GIVEN RECORDS
* * *
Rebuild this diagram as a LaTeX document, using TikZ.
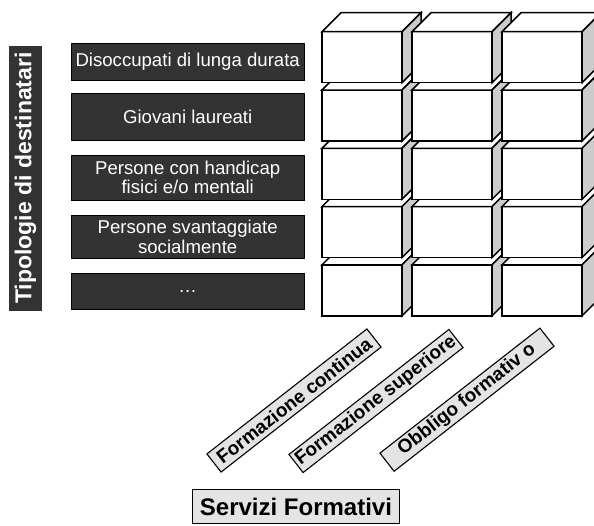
* * *
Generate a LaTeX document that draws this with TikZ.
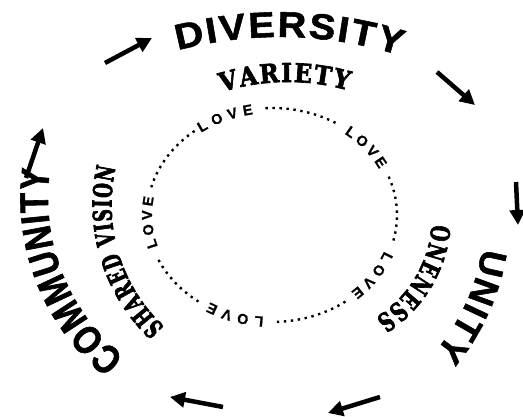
* * *
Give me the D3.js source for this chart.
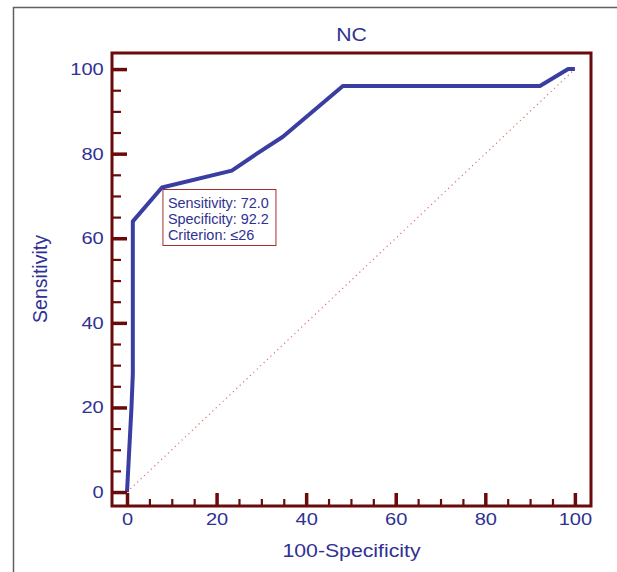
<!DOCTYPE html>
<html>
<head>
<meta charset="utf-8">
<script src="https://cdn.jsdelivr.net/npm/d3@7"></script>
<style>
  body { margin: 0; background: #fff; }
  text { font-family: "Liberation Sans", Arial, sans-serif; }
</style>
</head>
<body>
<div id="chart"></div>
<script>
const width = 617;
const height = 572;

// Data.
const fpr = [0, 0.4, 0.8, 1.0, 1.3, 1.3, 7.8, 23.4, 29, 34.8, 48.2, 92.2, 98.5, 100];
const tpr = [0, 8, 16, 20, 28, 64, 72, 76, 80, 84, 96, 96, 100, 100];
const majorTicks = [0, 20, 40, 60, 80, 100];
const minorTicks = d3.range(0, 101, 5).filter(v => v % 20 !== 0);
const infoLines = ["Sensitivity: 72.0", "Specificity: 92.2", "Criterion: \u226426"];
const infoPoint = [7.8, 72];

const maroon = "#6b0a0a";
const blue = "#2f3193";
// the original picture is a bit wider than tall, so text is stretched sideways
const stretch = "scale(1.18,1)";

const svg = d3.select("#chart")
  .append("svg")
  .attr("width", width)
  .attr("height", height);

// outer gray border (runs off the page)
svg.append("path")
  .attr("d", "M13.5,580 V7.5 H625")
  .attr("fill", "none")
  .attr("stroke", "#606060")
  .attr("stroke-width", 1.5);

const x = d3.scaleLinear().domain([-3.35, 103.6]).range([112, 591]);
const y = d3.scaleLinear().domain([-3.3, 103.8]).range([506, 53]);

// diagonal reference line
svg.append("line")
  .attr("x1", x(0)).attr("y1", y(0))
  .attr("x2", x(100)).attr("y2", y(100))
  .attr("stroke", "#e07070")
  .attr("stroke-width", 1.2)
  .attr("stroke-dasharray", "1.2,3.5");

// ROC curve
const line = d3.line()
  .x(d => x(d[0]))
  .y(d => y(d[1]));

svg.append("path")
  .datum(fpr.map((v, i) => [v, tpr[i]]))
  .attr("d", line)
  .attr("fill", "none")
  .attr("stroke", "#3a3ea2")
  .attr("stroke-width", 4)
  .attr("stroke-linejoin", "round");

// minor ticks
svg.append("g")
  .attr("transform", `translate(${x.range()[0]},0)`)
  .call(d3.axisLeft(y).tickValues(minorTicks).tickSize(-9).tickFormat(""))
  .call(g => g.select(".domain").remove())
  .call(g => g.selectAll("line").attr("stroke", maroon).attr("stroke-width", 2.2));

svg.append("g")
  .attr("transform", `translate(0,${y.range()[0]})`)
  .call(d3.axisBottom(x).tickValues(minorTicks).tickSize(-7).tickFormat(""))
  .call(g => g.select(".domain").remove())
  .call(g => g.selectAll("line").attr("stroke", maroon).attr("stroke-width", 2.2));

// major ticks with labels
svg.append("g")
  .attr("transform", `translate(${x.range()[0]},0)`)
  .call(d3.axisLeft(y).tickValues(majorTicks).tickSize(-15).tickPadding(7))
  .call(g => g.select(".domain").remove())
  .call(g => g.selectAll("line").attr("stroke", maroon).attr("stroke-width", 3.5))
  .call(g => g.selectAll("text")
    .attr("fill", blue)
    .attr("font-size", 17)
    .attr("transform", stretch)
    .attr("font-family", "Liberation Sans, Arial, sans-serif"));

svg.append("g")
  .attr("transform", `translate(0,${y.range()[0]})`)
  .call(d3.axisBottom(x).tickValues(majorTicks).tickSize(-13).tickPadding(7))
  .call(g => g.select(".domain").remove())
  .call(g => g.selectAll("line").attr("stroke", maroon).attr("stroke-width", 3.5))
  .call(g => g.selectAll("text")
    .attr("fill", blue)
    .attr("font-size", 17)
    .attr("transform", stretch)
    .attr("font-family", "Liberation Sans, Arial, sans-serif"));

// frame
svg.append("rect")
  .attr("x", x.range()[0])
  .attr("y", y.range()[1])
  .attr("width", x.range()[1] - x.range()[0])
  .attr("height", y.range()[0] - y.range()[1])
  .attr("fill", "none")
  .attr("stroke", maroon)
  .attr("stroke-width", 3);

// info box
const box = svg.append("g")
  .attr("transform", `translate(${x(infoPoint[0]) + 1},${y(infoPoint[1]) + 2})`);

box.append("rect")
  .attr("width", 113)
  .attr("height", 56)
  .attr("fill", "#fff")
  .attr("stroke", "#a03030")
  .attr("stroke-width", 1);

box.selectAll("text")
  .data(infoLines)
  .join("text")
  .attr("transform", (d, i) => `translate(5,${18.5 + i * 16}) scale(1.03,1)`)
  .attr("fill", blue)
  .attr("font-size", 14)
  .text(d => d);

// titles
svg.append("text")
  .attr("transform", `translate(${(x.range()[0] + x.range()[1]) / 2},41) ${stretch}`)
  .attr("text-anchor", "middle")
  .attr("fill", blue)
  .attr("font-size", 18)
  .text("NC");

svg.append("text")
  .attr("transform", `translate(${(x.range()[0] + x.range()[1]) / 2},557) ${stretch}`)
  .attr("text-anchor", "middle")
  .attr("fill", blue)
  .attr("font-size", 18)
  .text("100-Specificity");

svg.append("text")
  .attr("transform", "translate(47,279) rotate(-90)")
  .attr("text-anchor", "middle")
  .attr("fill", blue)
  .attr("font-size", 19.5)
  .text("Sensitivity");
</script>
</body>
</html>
* * *
STATED GOAL
Identify every line holding the word "with" and copy it out.

TASK RESULT
Generate a LaTeX document that draws this with TikZ.
// major ticks with labels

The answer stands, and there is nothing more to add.